-- START OF Task material --

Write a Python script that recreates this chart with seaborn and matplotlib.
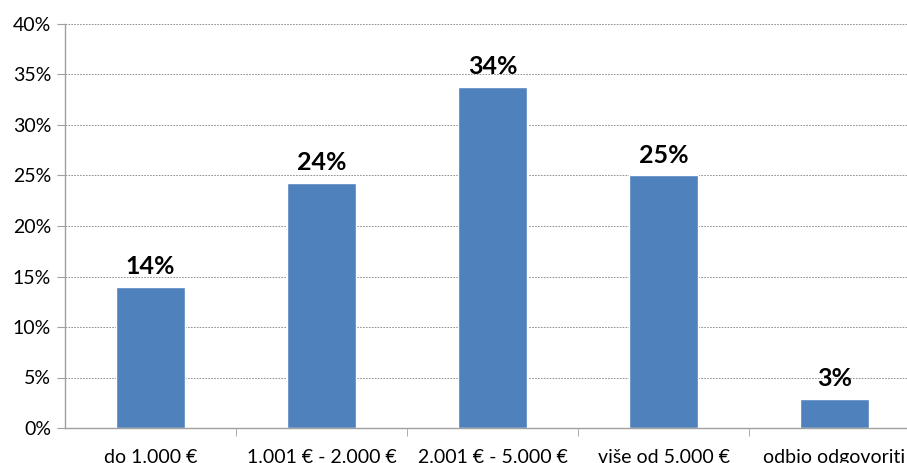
import matplotlib
matplotlib.use("Agg")
import matplotlib.pyplot as plt
import seaborn as sns
from matplotlib.ticker import FuncFormatter, FixedLocator

# data
categories = ["do 1.000 €", "1.001 € - 2.000 €", "2.001 € - 5.000 €", "više od 5.000 €", "odbio odgovoriti"]
values = [14.0, 24.3, 33.8, 25.0, 2.9]
labels = ["14%", "24%", "34%", "25%", "3%"]

sns.set_style("white")
plt.rcParams['font.family'] = ['Lato', 'DejaVu Sans']
plt.rcParams['text.color'] = 'black'
plt.rcParams['xtick.color'] = 'black'
plt.rcParams['ytick.color'] = 'black'

fig = plt.figure(figsize=(9.07, 4.63), dpi=100)
# plot area runs past the right edge, like the cropped original
ax = fig.add_axes([65/907, 1-428/463, 855/907, 404/463])

sns.barplot(x=categories, y=values, color="#4F81BD", width=0.4, ax=ax, saturation=1)

ax.set_ylim(0, 40)
ax.set_xlim(-0.5, 4.5)
ax.yaxis.set_major_locator(FixedLocator(range(0, 45, 5)))
ax.yaxis.set_major_formatter(FuncFormatter(lambda v, p: f"{int(v)}%"))
ax.grid(axis="y", color="#808080", linestyle=(0, (2, 1.5)), linewidth=0.6)
ax.set_axisbelow(True)

for s in ["top", "right"]:
    ax.spines[s].set_visible(False)
for s in ["left", "bottom"]:
    ax.spines[s].set_color("#A0A0A0")
    ax.spines[s].set_linewidth(1)

ax.tick_params(axis="y", length=6, color="#A0A0A0", labelcolor="black", labelsize=14, pad=4, left=True)
ax.tick_params(axis="x", which="major", length=0, labelcolor="black", labelsize=14, pad=15)
ax.set_xticks([0.5, 1.5, 2.5, 3.5], minor=True)
ax.tick_params(axis="x", which="minor", length=6, color="#A0A0A0", bottom=True)

for i, (v, t) in enumerate(zip(values, labels)):
    ax.annotate(t, (i, v), xytext=(0, 6), textcoords="offset points",
                ha="center", va="bottom", fontsize=18, fontweight="bold", color="black")

ax.set_xlabel("")
ax.set_ylabel("")
fig.savefig("out.png", dpi=100)
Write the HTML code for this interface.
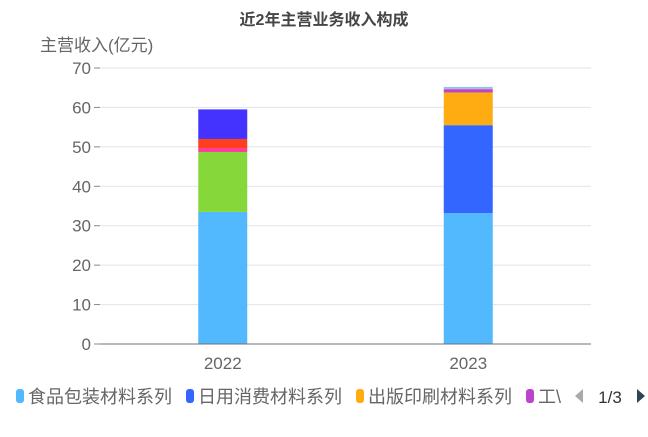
<!DOCTYPE html>
<html><head><meta charset="utf-8"><style>
body{margin:0;background:#fff;font-family:"Liberation Sans","Noto Sans CJK SC",sans-serif}
svg text{font-family:"Liberation Sans","Noto Sans CJK SC",sans-serif}
</style></head><body>
<svg id="c" width="648" height="432">
<text x="324" y="25" text-anchor="middle" font-size="16" font-weight="bold" fill="#464646">近2年主营业务收入构成</text>
<text x="40" y="51" font-size="17" fill="#666">主营收入(亿元)</text>
<g id="grid"></g><g id="bars"></g><g id="axes"></g><g id="legend"></g>
</svg>
<script>
const categories=["2022","2023"];
const seriesNames=["食品包装材料系列","日用消费材料系列","出版印刷材料系列","工业用材料系列","农用材料系列","医用材料系列","其他材料系列","其他业务","贸易业务"];
const seriesColors=["#52b9ff","#3366ff","#ffab12","#bb44cc","#86d83a","#ff3c9c","#ff3e1e","#4433ff","#7ec8f0"];
const values2022=[33.5,0,0,0,15.2,1.0,2.3,7.5,0];
const values2023=[33.2,22.3,8.3,0.7,0,0.2,0,0,0.5];
const seriesValues=[values2022,values2023];
const yTicks=[0,10,20,30,40,50,60,70];
const NS="http://www.w3.org/2000/svg";
const x0=100,x1=591,y0=344,yTop=68,yMax=70;
const y=v=>y0-v/yMax*(y0-yTop);
const band=(x1-x0)/categories.length;
const xc=i=>x0+band*(i+0.5);
const barW=49;
function mk(t,a,p){const e=document.createElementNS(NS,t);for(const k in a)e.setAttribute(k,a[k]);p.appendChild(e);return e;}
const grid=document.getElementById('grid'),bars=document.getElementById('bars'),axes=document.getElementById('axes'),legend=document.getElementById('legend');
yTicks.forEach(t=>{
 if(t>0){const l=mk('line',{x1:x0,x2:x1,y1:y(t),y2:y(t),stroke:'#e0e3ea'},grid);
 
 }
 const tl=mk('text',{x:91,y:y(t)+6,'text-anchor':'end','font-size':17,fill:'#666'},axes);
 tl.textContent=t;
 
 
 const tk=mk('line',{x1:94,x2:100,y1:y(t),y2:y(t),stroke:'#888'},axes);
 
 
});
const ax=mk('line',{x1:x0,x2:x1,y1:y0,y2:y0,stroke:'#6e7079'},axes);


categories.forEach((c,i)=>{
 const t=mk('text',{x:xc(i),y:369,'text-anchor':'middle','font-size':17,fill:'#666'},axes);
 t.textContent=c;
 
 
 let acc=0;
 seriesValues[i].forEach((v,s)=>{
  if(v<=0)return;
  const r=mk('rect',{x:xc(i)-barW/2,y:y(acc+v),width:barW,height:y(acc)-y(acc+v),fill:seriesColors[s]},bars);
  
  
  acc+=v;
 });
});
let lx=16;
[0,1,2,3].forEach(s=>{
 const r=mk('rect',{x:lx,y:389,width:8,height:14,rx:3,fill:seriesColors[s]},legend);
 
 
 const t=mk('text',{x:lx+12,y:403,'font-size':18,fill:'#666'},legend);
 t.textContent=s<3?seriesNames[s]:'工\\';
 
 
 lx+=s<3?170:0;
});
const pl=mk('path',{d:'M583 389 L575 396 L583 403 Z',fill:'#aaa'},legend);


const pt=mk('text',{x:610,y:403,'text-anchor':'middle','font-size':17,fill:'#333'},legend);
pt.textContent='1/3';


const pn=mk('path',{d:'M637 389 L645 396 L637 403 Z',fill:'#2f4554'},legend);


</script>
</body></html>
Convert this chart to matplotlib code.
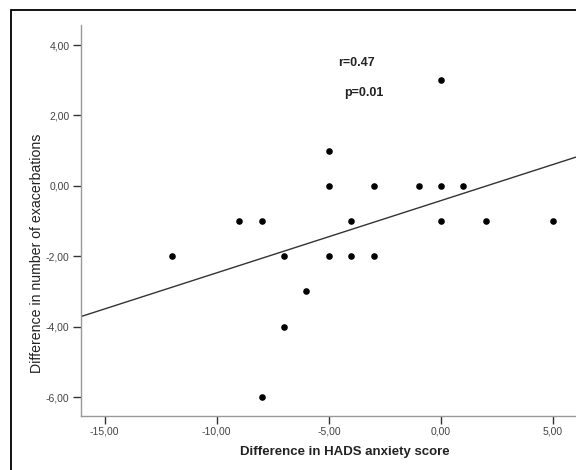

-- END OF Task material --

→ Work to do
Leave out the pictures and output every record above precisely as given.

→ Exercise answer
Write a Python script that recreates this chart with seaborn and matplotlib.
import matplotlib
matplotlib.use("Agg")
import matplotlib.pyplot as plt
import seaborn as sns
from matplotlib.ticker import FuncFormatter, FixedLocator

# data
categories = ["do 1.000 €", "1.001 € - 2.000 €", "2.001 € - 5.000 €", "više od 5.000 €", "odbio odgovoriti"]
values = [14.0, 24.3, 33.8, 25.0, 2.9]
labels = ["14%", "24%", "34%", "25%", "3%"]

sns.set_style("white")
plt.rcParams['font.family'] = ['Lato', 'DejaVu Sans']
plt.rcParams['text.color'] = 'black'
plt.rcParams['xtick.color'] = 'black'
plt.rcParams['ytick.color'] = 'black'

fig = plt.figure(figsize=(9.07, 4.63), dpi=100)
# plot area runs past the right edge, like the cropped original
ax = fig.add_axes([65/907, 1-428/463, 855/907, 404/463])

sns.barplot(x=categories, y=values, color="#4F81BD", width=0.4, ax=ax, saturation=1)

ax.set_ylim(0, 40)
ax.set_xlim(-0.5, 4.5)
ax.yaxis.set_major_locator(FixedLocator(range(0, 45, 5)))
ax.yaxis.set_major_formatter(FuncFormatter(lambda v, p: f"{int(v)}%"))
ax.grid(axis="y", color="#808080", linestyle=(0, (2, 1.5)), linewidth=0.6)
ax.set_axisbelow(True)

for s in ["top", "right"]:
    ax.spines[s].set_visible(False)
for s in ["left", "bottom"]:
    ax.spines[s].set_color("#A0A0A0")
    ax.spines[s].set_linewidth(1)

ax.tick_params(axis="y", length=6, color="#A0A0A0", labelcolor="black", labelsize=14, pad=4, left=True)
ax.tick_params(axis="x", which="major", length=0, labelcolor="black", labelsize=14, pad=15)
ax.set_xticks([0.5, 1.5, 2.5, 3.5], minor=True)
ax.tick_params(axis="x", which="minor", length=6, color="#A0A0A0", bottom=True)

for i, (v, t) in enumerate(zip(values, labels)):
    ax.annotate(t, (i, v), xytext=(0, 6), textcoords="offset points",
                ha="center", va="bottom", fontsize=18, fontweight="bold", color="black")

ax.set_xlabel("")
ax.set_ylabel("")
fig.savefig("out.png", dpi=100)
Write the HTML code for this interface.
<!DOCTYPE html>
<html><head><meta charset="utf-8"><style>
body{margin:0;background:#fff;font-family:"Liberation Sans","Noto Sans CJK SC",sans-serif}
svg text{font-family:"Liberation Sans","Noto Sans CJK SC",sans-serif}
</style></head><body>
<svg id="c" width="648" height="432">
<text x="324" y="25" text-anchor="middle" font-size="16" font-weight="bold" fill="#464646">近2年主营业务收入构成</text>
<text x="40" y="51" font-size="17" fill="#666">主营收入(亿元)</text>
<g id="grid"></g><g id="bars"></g><g id="axes"></g><g id="legend"></g>
</svg>
<script>
const categories=["2022","2023"];
const seriesNames=["食品包装材料系列","日用消费材料系列","出版印刷材料系列","工业用材料系列","农用材料系列","医用材料系列","其他材料系列","其他业务","贸易业务"];
const seriesColors=["#52b9ff","#3366ff","#ffab12","#bb44cc","#86d83a","#ff3c9c","#ff3e1e","#4433ff","#7ec8f0"];
const values2022=[33.5,0,0,0,15.2,1.0,2.3,7.5,0];
const values2023=[33.2,22.3,8.3,0.7,0,0.2,0,0,0.5];
const seriesValues=[values2022,values2023];
const yTicks=[0,10,20,30,40,50,60,70];
const NS="http://www.w3.org/2000/svg";
const x0=100,x1=591,y0=344,yTop=68,yMax=70;
const y=v=>y0-v/yMax*(y0-yTop);
const band=(x1-x0)/categories.length;
const xc=i=>x0+band*(i+0.5);
const barW=49;
function mk(t,a,p){const e=document.createElementNS(NS,t);for(const k in a)e.setAttribute(k,a[k]);p.appendChild(e);return e;}
const grid=document.getElementById('grid'),bars=document.getElementById('bars'),axes=document.getElementById('axes'),legend=document.getElementById('legend');
yTicks.forEach(t=>{
 if(t>0){const l=mk('line',{x1:x0,x2:x1,y1:y(t),y2:y(t),stroke:'#e0e3ea'},grid);
 
 }
 const tl=mk('text',{x:91,y:y(t)+6,'text-anchor':'end','font-size':17,fill:'#666'},axes);
 tl.textContent=t;
 
 
 const tk=mk('line',{x1:94,x2:100,y1:y(t),y2:y(t),stroke:'#888'},axes);
 
 
});
const ax=mk('line',{x1:x0,x2:x1,y1:y0,y2:y0,stroke:'#6e7079'},axes);


categories.forEach((c,i)=>{
 const t=mk('text',{x:xc(i),y:369,'text-anchor':'middle','font-size':17,fill:'#666'},axes);
 t.textContent=c;
 
 
 let acc=0;
 seriesValues[i].forEach((v,s)=>{
  if(v<=0)return;
  const r=mk('rect',{x:xc(i)-barW/2,y:y(acc+v),width:barW,height:y(acc)-y(acc+v),fill:seriesColors[s]},bars);
  
  
  acc+=v;
 });
});
let lx=16;
[0,1,2,3].forEach(s=>{
 const r=mk('rect',{x:lx,y:389,width:8,height:14,rx:3,fill:seriesColors[s]},legend);
 
 
 const t=mk('text',{x:lx+12,y:403,'font-size':18,fill:'#666'},legend);
 t.textContent=s<3?seriesNames[s]:'工\\';
 
 
 lx+=s<3?170:0;
});
const pl=mk('path',{d:'M583 389 L575 396 L583 403 Z',fill:'#aaa'},legend);


const pt=mk('text',{x:610,y:403,'text-anchor':'middle','font-size':17,fill:'#333'},legend);
pt.textContent='1/3';


const pn=mk('path',{d:'M637 389 L645 396 L637 403 Z',fill:'#2f4554'},legend);


</script>
</body></html>
Convert this chart to matplotlib code.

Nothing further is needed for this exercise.